Control of size and density of InAs/(Al, Ga)As self-organized islands

We report on the influence of the chemical composition of the (Al, Ga)As surface on the formation of strain induced three-dimensional (3D) InAs islands. The experiments have been carried out using a molecular beam epitaxy facility combined with a scanning tunneling microscope enabling in situ surface characterization. The evolution of the density and morphology of these islands is investigated as a function of the Al composition. The InAs deposition, substrate temperature, and annealing time effects on the island formation and morphology are studied.
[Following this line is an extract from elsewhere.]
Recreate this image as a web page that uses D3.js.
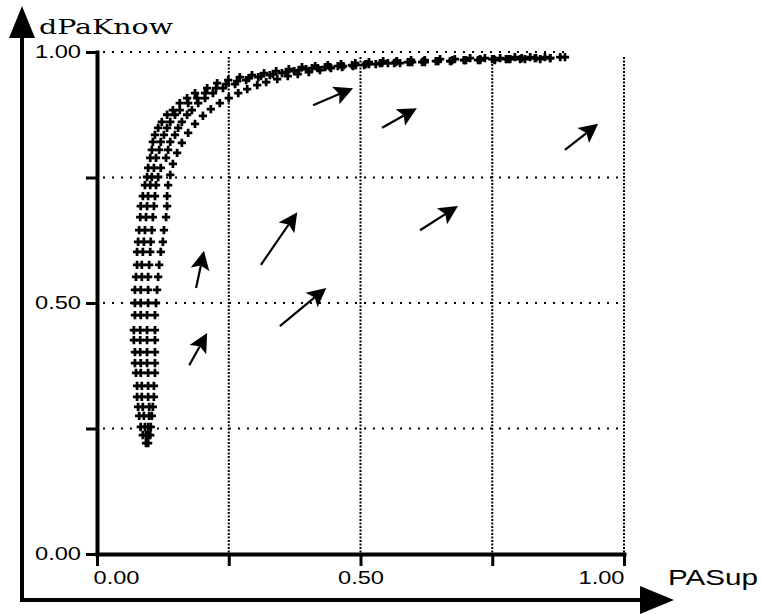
<!DOCTYPE html>
<html>
<head>
<meta charset="utf-8">
<script src="https://cdn.jsdelivr.net/npm/d3@7"></script>
<style>
  html, body { margin: 0; padding: 0; background: #fff; }
  svg { display: block; }
</style>
</head>
<body>
<svg id="chart"></svg>
<script>
// axis ticks and labels
const xTicks = [0, 0.25, 0.5, 0.75, 1];
const yTicks = [0, 0.25, 0.5, 0.75, 1];
const tickLabels = ["0.00", "", "0.50", "", "1.00"];
const xLabel = "PASup";
const yLabel = "dPaKnow";

// simulated runs (PASup, dPaKnow), one marker per time step
const run1 = [
  [0.087,0.237],[0.083,0.253],[0.080,0.275],[0.078,0.293],[0.076,0.313],[0.076,0.335],[0.074,0.361],
  [0.072,0.380],[0.072,0.402],[0.070,0.426],[0.070,0.446],[0.072,0.476],[0.072,0.500],[0.072,0.526],
  [0.074,0.552],[0.076,0.576],[0.076,0.602],[0.078,0.622],[0.080,0.645],[0.082,0.671],[0.083,0.693],
  [0.087,0.713],[0.091,0.735],[0.095,0.751],[0.097,0.769],[0.101,0.789],[0.104,0.805],[0.106,0.821],
  [0.110,0.835],[0.116,0.849],[0.123,0.861],[0.133,0.875],[0.144,0.884],[0.157,0.898],[0.171,0.908],
  [0.186,0.918],[0.209,0.928],[0.228,0.938],[0.249,0.944],[0.271,0.950],[0.294,0.954],[0.317,0.958],
  [0.340,0.962],[0.364,0.966],[0.389,0.970],[0.414,0.972],[0.438,0.974],[0.463,0.976],[0.490,0.978],
  [0.516,0.980],[0.543,0.982],[0.569,0.982],[0.596,0.984],[0.622,0.984],[0.651,0.986],[0.679,0.986],
  [0.708,0.988],[0.736,0.988],[0.765,0.988],[0.793,0.990],[0.822,0.990],[0.850,0.990],[0.879,0.990]
];
const run2 = [
  [0.093,0.221],[0.093,0.237],[0.091,0.253],[0.089,0.275],[0.087,0.293],[0.085,0.313],[0.085,0.335],
  [0.083,0.361],[0.083,0.380],[0.082,0.402],[0.082,0.426],[0.082,0.446],[0.083,0.476],[0.083,0.500],
  [0.083,0.526],[0.085,0.552],[0.085,0.576],[0.087,0.602],[0.089,0.622],[0.091,0.645],[0.093,0.671],
  [0.095,0.693],[0.097,0.713],[0.101,0.735],[0.104,0.751],[0.108,0.769],[0.112,0.789],[0.118,0.805],
  [0.121,0.821],[0.127,0.835],[0.133,0.849],[0.139,0.861],[0.148,0.875],[0.157,0.884],[0.173,0.898],
  [0.190,0.908],[0.205,0.918],[0.226,0.928],[0.245,0.936],[0.266,0.942],[0.288,0.948],[0.311,0.952],
  [0.334,0.956],[0.359,0.960],[0.383,0.964],[0.408,0.968],[0.433,0.970],[0.457,0.972],[0.484,0.974],
  [0.510,0.976],[0.537,0.978],[0.564,0.978],[0.590,0.980],[0.617,0.980],[0.643,0.982],[0.670,0.982],
  [0.698,0.984],[0.727,0.984],[0.755,0.984],[0.784,0.986],[0.812,0.986],[0.841,0.986]
];
const run3 = [
  [0.097,0.237],[0.097,0.253],[0.099,0.275],[0.099,0.293],[0.097,0.313],[0.097,0.335],[0.097,0.361],
  [0.095,0.380],[0.095,0.402],[0.095,0.426],[0.095,0.446],[0.095,0.476],[0.097,0.500],[0.097,0.526],
  [0.097,0.552],[0.099,0.576],[0.101,0.602],[0.102,0.622],[0.104,0.645],[0.106,0.671],[0.108,0.693],
  [0.110,0.713],[0.112,0.735],[0.116,0.751],[0.121,0.769],[0.131,0.789],[0.135,0.805],[0.139,0.821],
  [0.148,0.835],[0.154,0.849],[0.161,0.861],[0.171,0.875],[0.180,0.884],[0.192,0.898],[0.205,0.908],
  [0.220,0.918],[0.239,0.928],[0.262,0.936],[0.283,0.944],[0.306,0.950],[0.328,0.954],[0.351,0.958],
  [0.374,0.962],[0.397,0.966],[0.419,0.968],[0.442,0.970],[0.467,0.972],[0.491,0.974],[0.516,0.976],
  [0.541,0.978],[0.567,0.980],[0.594,0.980],[0.620,0.982],[0.647,0.982],[0.674,0.984],[0.700,0.984],
  [0.727,0.986],[0.753,0.986],[0.780,0.986],[0.806,0.988],[0.833,0.988],[0.860,0.988]
];
const run4 = [
  [0.097,0.221],[0.101,0.237],[0.102,0.253],[0.104,0.275],[0.106,0.293],[0.108,0.313],[0.108,0.335],
  [0.110,0.361],[0.110,0.380],[0.110,0.402],[0.110,0.426],[0.110,0.446],[0.110,0.476],[0.112,0.500],
  [0.114,0.526],[0.116,0.552],[0.118,0.576],[0.121,0.602],[0.125,0.622],[0.127,0.645],[0.131,0.671],
  [0.133,0.693],[0.133,0.713],[0.135,0.735],[0.139,0.755],[0.144,0.777],[0.152,0.799],[0.161,0.819],
  [0.173,0.839],[0.186,0.857],[0.201,0.873],[0.216,0.886],[0.233,0.898],[0.250,0.908],[0.268,0.918],
  [0.285,0.926],[0.304,0.934],[0.321,0.940],[0.342,0.946],[0.362,0.952],[0.381,0.956],[0.402,0.960],
  [0.423,0.964],[0.444,0.968],[0.465,0.970],[0.486,0.972],[0.507,0.974],[0.529,0.976],[0.552,0.978],
  [0.575,0.978],[0.598,0.980],[0.622,0.980],[0.647,0.982],[0.672,0.982],[0.696,0.984],[0.723,0.984],
  [0.750,0.986],[0.776,0.986],[0.803,0.986],[0.831,0.988],[0.860,0.988],[0.888,0.990]
];
const runs = [run1, run2, run3, run4];

// direction field: [x0, y0, x1, y1] from tail to tip
const arrows = [
  [0.188, 0.530, 0.203, 0.604],
  [0.175, 0.376, 0.209, 0.440],
  [0.311, 0.576, 0.380, 0.681],
  [0.347, 0.454, 0.435, 0.530],
  [0.410, 0.894, 0.486, 0.928],
  [0.541, 0.849, 0.607, 0.888],
  [0.888, 0.805, 0.951, 0.857],
  [0.613, 0.645, 0.685, 0.693]
];

const width = 761, height = 614;
const fontSans = "'Liberation Sans', Arial, sans-serif";

const x = d3.scaleLinear([0, 1], [97, 624]);
const y = d3.scaleLinear([0, 1], [554, 52]);

const svg = d3.select("#chart")
    .attr("width", width)
    .attr("height", height)
    .attr("viewBox", [0, 0, width, height]);

svg.append("rect").attr("width", width).attr("height", height).attr("fill", "#fff");

// dotted grid
svg.append("g")
    .attr("stroke", "#000")
    .attr("stroke-width", 2)
    .attr("stroke-dasharray", "2,7")
    .selectAll("line")
    .data(yTicks.filter(d => d > 0))
    .join("line")
    .attr("x1", x(0) + 6)
    .attr("x2", d => d === 1 ? x(0.89) : x(1))
    .attr("y1", d => y(d))
    .attr("y2", d => y(d));

svg.append("g")
    .attr("stroke", "#000")
    .attr("stroke-width", 2)
    .attr("stroke-dasharray", "2,1.5")
    .selectAll("line")
    .data(xTicks.filter(d => d > 0))
    .join("line")
    .attr("x1", d => x(d))
    .attr("x2", d => x(d))
    .attr("y1", y(0.99))
    .attr("y2", y(0));

// outer arrows
svg.append("line")
    .attr("x1", 22).attr("y1", 600).attr("x2", 22).attr("y2", 30)
    .attr("stroke", "#000").attr("stroke-width", 4);
svg.append("path").attr("d", "M22,6L35,38L9,38Z").attr("fill", "#000");
svg.append("line")
    .attr("x1", 20).attr("y1", 600).attr("x2", 645).attr("y2", 600)
    .attr("stroke", "#000").attr("stroke-width", 4);
svg.append("path").attr("d", "M674,600L640,586L640,614Z").attr("fill", "#000");

// axes
const styleAxis = g => {
  g.select(".domain").attr("stroke-width", 4).attr("stroke-linecap", "square");
  g.selectAll(".tick line").attr("stroke-width", 3);
  g.selectAll(".tick text")
      .attr("font-family", fontSans)
      .attr("font-size", 18)
      .attr("fill", "#000")
      .filter((d, i) => tickLabels[i] !== "")
      .attr("textLength", 46)
      .attr("lengthAdjust", "spacingAndGlyphs");
};

svg.append("g")
    .attr("transform", `translate(${x(0)},0)`)
    .call(d3.axisLeft(y).tickValues(yTicks).tickSize(11).tickSizeOuter(0).tickPadding(5)
        .tickFormat((d, i) => tickLabels[i]))
    .call(styleAxis);

svg.append("g")
    .attr("transform", `translate(0,${y(0)})`)
    .call(d3.axisBottom(x).tickValues(xTicks).tickSize(12).tickSizeOuter(0).tickPadding(5)
        .tickFormat((d, i) => tickLabels[i]))
    .call(styleAxis)
    .call(g => g.selectAll(".tick text")
        .attr("text-anchor", (d, i) => i === 0 ? "start" : i === xTicks.length - 1 ? "end" : "middle")
        .attr("dx", (d, i) => i === 0 ? -4 : 0));

// axis titles
svg.append("text")
    .attr("x", 39).attr("y", 34)
    .attr("font-family", "'DejaVu Serif', serif")
    .attr("font-size", 20)
    .attr("textLength", 134)
    .attr("lengthAdjust", "spacingAndGlyphs")
    .text(yLabel);

svg.append("text")
    .attr("x", 668).attr("y", 585)
    .attr("font-family", fontSans)
    .attr("font-size", 22)
    .attr("textLength", 90)
    .attr("lengthAdjust", "spacingAndGlyphs")
    .text(xLabel);

// trajectory markers
const cross = d3.symbol(d3.symbolCross, 38);
svg.append("g")
    .attr("fill", "#000")
    .selectAll("g")
    .data(runs)
    .join("g")
    .selectAll("path")
    .data(d => d)
    .join("path")
    .attr("transform", d => `translate(${x(d[0])},${y(d[1])})`)
    .attr("d", cross);

// direction arrows
const headLen = 19, headHalf = 9.5;
const arrowG = svg.append("g");
arrows.forEach(([x0, y0, x1, y1]) => {
  const ax = x(x0), ay = y(y0), bx = x(x1), by = y(y1);
  const a = Math.atan2(by - ay, bx - ax);
  const cx = bx - headLen * Math.cos(a), cy = by - headLen * Math.sin(a);
  arrowG.append("line")
      .attr("x1", ax).attr("y1", ay).attr("x2", cx + 4 * Math.cos(a)).attr("y2", cy + 4 * Math.sin(a))
      .attr("stroke", "#000").attr("stroke-width", 2.2);
  arrowG.append("path")
      .attr("d", d3.line()([
        [bx, by],
        [cx + headHalf * Math.sin(a), cy - headHalf * Math.cos(a)],
        [cx + 4 * Math.cos(a), cy + 4 * Math.sin(a)],
        [cx - headHalf * Math.sin(a), cy + headHalf * Math.cos(a)]
      ]) + "Z")
      .attr("fill", "#000");
});
</script>
</body>
</html>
The morphologies of the (Al, Ga)As surface as well as that of the reconstructed InAs "wetting layer" are also described. Results indicate that there are major differences between the InAs/GaAs and the InAs/AlAs systems despite the same lattice mismatch. We observe these differences varying the aluminum content in the starting (Al, Ga)As surface. We show that control of the Al fraction leads to control of the size and density of the 3D islands. The control of island density and size as well as the growth mode of these islands is explained by considering the difference in surface mobility and cation intermixing between these two systems. Our observation is that strain energy is not the only parameter governing the formation of 3D islands but the chemical nature of the different layers involved is proved to significantly affect island properties. (C) 2001 American Institute of Physics.